Find the lines that include the string "code" and report how many there are. Give no other text.

-- begin --

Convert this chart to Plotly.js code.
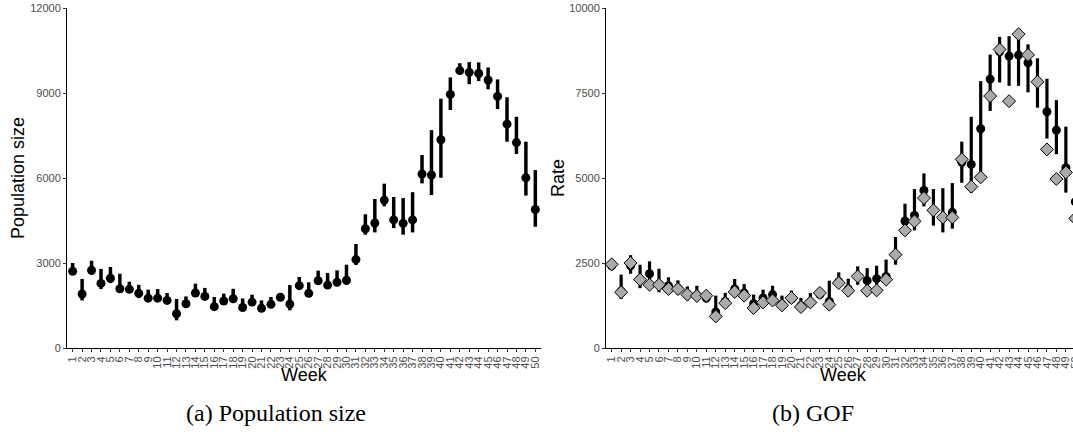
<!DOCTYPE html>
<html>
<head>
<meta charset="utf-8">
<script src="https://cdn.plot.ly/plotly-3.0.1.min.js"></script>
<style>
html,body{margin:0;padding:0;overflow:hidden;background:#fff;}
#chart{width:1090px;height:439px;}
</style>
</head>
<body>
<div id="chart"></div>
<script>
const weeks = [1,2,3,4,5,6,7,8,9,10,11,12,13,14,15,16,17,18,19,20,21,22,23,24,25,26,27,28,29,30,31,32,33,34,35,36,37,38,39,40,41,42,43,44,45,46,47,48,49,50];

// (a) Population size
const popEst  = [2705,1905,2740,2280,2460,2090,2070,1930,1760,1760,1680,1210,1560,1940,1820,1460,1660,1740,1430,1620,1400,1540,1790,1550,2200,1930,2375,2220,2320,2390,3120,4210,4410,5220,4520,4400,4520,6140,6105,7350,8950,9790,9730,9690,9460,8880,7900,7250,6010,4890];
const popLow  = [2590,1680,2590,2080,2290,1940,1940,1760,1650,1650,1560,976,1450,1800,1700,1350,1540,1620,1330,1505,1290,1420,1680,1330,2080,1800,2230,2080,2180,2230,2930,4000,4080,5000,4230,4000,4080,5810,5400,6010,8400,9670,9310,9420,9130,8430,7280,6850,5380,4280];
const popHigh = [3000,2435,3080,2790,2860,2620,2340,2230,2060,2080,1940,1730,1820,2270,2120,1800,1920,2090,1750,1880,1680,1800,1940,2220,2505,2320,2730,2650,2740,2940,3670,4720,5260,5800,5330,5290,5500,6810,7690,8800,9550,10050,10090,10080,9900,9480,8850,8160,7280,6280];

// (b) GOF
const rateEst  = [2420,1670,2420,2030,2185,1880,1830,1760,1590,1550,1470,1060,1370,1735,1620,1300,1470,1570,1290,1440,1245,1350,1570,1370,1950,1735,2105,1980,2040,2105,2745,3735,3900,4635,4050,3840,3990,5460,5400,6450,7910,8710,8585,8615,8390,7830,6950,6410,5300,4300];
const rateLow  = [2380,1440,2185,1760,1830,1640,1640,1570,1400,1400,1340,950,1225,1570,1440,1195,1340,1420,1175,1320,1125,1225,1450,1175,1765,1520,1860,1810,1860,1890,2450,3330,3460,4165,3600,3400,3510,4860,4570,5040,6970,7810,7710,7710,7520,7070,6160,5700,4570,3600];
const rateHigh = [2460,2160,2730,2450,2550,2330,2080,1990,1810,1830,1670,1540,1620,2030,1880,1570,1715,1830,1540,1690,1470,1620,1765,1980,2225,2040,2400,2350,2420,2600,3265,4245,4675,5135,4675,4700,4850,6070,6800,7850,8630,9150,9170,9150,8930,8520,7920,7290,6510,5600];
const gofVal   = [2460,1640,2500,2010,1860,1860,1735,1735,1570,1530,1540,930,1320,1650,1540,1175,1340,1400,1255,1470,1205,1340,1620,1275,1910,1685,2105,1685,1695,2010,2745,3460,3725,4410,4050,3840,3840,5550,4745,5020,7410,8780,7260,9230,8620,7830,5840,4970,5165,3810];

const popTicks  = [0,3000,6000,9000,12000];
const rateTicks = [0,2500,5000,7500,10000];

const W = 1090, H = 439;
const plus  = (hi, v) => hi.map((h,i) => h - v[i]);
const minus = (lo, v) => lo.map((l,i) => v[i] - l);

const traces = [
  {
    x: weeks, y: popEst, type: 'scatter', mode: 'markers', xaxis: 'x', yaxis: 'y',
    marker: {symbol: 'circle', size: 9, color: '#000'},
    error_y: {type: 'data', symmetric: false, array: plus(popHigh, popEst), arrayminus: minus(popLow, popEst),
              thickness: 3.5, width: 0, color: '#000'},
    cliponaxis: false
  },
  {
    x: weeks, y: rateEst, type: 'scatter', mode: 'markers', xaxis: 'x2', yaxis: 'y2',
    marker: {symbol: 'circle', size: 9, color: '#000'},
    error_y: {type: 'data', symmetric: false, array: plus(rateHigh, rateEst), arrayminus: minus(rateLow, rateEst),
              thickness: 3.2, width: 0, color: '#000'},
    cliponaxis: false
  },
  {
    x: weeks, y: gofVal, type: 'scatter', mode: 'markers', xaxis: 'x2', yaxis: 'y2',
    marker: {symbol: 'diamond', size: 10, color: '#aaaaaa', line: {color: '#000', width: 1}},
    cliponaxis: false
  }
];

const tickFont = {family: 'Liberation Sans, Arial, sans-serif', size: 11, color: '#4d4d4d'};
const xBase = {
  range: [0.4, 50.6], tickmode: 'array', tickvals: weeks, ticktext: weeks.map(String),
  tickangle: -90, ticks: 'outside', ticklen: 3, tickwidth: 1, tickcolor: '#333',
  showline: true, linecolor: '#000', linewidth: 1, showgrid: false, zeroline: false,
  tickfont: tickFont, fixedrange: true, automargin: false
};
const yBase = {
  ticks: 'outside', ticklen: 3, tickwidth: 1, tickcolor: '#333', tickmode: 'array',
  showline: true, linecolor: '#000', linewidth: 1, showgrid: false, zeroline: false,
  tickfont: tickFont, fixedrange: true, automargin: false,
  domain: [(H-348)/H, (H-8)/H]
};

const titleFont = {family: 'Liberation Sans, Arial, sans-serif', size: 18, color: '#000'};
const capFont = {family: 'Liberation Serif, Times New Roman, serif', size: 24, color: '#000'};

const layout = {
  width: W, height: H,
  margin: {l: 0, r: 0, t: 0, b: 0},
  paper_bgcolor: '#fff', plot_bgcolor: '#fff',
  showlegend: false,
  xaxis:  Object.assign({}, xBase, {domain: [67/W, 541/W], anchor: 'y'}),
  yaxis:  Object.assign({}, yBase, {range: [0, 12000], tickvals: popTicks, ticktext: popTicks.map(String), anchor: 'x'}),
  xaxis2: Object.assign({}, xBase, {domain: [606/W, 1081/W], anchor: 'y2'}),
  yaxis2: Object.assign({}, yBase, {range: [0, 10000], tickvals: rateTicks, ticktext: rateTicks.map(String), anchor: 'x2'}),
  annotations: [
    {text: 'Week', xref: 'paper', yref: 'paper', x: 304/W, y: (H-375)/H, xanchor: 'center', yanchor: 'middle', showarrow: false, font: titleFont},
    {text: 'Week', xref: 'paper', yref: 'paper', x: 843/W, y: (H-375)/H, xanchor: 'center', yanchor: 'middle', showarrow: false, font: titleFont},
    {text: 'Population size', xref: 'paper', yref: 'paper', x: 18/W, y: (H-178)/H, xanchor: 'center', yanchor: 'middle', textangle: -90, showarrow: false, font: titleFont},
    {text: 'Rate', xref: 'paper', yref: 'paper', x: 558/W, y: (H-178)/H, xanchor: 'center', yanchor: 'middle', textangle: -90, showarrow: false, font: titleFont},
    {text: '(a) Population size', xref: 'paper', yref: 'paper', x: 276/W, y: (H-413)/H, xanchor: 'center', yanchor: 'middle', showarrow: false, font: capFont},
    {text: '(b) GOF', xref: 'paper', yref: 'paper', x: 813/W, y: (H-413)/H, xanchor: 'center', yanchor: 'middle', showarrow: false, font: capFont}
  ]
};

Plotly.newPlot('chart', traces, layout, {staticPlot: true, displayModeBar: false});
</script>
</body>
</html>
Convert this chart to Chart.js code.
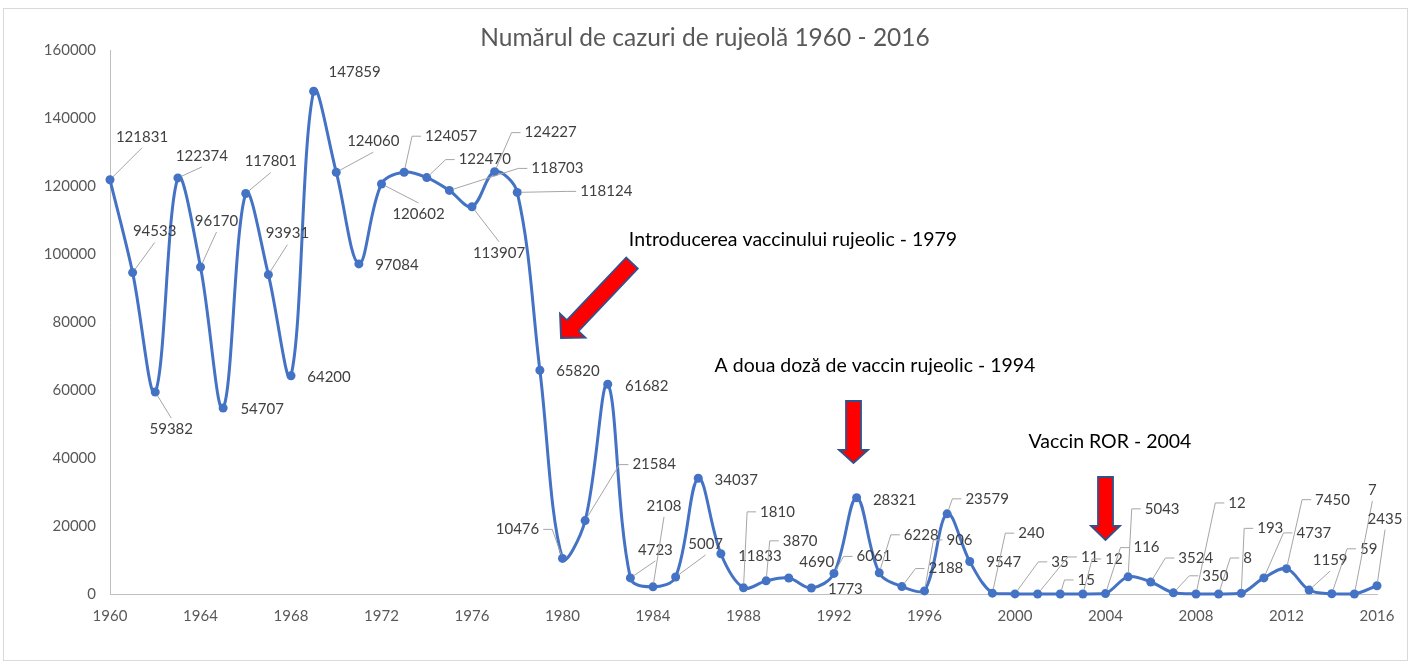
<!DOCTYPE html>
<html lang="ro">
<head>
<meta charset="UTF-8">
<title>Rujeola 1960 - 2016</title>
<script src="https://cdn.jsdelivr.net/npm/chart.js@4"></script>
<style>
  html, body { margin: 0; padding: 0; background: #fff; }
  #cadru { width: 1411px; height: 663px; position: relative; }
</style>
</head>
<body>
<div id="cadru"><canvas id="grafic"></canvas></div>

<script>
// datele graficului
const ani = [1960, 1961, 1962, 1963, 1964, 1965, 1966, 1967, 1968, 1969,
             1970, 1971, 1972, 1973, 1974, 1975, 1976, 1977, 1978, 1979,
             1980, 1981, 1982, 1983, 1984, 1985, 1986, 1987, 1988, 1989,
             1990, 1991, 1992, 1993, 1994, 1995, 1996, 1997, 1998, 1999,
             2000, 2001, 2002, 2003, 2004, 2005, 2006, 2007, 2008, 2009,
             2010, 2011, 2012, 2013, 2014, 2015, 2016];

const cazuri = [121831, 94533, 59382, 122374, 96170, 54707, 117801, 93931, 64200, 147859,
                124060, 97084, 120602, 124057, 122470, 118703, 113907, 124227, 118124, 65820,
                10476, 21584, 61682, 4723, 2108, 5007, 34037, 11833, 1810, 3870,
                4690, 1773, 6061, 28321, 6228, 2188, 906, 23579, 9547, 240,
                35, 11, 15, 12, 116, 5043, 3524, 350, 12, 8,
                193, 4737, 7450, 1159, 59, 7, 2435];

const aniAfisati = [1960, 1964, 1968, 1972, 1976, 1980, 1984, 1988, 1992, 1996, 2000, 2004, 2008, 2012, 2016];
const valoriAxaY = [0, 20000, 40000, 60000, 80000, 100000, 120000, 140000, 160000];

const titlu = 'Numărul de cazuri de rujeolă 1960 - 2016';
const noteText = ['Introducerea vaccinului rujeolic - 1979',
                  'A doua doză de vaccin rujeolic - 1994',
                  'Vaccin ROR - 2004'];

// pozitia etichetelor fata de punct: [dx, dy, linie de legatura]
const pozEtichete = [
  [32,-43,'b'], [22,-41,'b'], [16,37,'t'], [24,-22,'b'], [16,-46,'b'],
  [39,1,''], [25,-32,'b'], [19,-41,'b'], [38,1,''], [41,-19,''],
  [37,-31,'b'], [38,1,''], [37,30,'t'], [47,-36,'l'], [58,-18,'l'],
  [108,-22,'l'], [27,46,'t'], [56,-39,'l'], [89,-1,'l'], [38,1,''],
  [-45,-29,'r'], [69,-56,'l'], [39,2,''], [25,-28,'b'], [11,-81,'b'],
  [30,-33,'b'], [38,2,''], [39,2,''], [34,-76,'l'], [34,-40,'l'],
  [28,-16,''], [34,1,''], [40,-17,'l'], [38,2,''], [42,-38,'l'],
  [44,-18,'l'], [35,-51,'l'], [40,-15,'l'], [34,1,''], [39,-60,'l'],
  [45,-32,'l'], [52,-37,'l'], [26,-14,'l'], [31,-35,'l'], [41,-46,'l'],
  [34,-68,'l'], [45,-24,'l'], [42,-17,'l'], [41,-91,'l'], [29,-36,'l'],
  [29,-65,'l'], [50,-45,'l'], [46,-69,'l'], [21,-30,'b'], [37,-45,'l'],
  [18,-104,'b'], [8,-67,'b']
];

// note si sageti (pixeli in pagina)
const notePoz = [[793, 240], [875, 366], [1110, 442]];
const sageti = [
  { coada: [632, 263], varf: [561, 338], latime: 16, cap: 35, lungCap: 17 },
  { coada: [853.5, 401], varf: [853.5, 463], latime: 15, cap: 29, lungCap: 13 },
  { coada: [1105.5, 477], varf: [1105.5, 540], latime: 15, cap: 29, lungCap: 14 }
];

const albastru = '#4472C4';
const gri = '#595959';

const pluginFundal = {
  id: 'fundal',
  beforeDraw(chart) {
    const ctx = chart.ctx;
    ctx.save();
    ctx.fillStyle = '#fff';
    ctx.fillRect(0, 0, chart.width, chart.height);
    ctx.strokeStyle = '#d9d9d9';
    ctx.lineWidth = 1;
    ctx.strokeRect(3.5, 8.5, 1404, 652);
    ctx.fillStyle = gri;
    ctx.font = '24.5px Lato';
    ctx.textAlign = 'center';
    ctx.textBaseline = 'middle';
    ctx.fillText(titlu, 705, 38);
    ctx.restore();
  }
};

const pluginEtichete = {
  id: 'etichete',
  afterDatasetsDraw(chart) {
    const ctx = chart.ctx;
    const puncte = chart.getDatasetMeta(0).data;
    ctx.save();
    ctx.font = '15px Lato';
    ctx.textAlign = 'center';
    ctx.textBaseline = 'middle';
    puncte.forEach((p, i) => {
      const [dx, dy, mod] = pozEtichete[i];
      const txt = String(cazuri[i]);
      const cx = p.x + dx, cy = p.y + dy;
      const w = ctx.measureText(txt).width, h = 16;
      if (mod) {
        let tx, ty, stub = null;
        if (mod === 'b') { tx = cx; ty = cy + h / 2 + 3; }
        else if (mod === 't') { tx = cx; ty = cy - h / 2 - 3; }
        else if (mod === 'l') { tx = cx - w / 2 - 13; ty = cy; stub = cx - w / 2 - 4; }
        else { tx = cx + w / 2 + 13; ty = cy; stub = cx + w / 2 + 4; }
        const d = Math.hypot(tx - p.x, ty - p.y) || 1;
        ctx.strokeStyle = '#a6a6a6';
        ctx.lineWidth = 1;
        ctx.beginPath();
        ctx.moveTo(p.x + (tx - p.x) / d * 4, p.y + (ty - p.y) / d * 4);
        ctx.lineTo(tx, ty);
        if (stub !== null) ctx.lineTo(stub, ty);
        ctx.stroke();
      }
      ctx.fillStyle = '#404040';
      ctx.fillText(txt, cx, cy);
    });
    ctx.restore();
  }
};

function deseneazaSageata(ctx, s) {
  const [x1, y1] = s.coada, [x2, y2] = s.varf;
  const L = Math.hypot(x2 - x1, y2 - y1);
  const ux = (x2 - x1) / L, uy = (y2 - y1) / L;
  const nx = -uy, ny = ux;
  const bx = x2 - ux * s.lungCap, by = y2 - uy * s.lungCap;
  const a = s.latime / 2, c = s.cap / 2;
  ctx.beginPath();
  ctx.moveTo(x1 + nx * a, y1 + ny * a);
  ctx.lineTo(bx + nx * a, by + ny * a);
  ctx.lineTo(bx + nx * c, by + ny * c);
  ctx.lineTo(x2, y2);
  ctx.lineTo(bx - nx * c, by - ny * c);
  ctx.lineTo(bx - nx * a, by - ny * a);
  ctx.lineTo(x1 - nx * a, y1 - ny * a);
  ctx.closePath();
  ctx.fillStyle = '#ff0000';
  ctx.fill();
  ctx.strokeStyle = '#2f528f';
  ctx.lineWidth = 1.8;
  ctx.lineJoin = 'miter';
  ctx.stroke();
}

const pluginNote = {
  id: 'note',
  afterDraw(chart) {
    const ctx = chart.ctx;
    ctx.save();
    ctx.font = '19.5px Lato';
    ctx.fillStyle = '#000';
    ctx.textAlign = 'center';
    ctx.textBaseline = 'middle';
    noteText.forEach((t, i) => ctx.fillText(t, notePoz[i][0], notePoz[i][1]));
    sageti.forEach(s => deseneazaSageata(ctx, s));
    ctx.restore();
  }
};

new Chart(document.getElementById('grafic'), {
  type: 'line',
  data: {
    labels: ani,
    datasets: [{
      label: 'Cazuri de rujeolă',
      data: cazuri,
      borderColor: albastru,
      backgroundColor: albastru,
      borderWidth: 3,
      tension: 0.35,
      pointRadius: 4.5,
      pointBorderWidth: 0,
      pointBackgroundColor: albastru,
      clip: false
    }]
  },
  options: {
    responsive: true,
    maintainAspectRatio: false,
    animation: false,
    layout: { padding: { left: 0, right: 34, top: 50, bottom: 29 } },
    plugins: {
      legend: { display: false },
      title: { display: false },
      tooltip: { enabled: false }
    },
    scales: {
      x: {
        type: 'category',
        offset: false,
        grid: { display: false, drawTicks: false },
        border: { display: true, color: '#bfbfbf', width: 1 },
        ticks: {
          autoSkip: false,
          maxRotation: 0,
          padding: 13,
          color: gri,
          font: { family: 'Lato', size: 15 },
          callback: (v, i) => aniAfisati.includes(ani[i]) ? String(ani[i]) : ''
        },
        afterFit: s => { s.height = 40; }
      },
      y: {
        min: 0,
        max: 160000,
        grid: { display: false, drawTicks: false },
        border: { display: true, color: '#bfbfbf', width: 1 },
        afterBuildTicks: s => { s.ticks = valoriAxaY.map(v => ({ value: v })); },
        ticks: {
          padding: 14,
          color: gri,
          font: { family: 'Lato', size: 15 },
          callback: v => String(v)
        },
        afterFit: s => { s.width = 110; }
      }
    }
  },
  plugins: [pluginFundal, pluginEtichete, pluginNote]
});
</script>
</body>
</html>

-- end --

#### Answer to this exercise:
2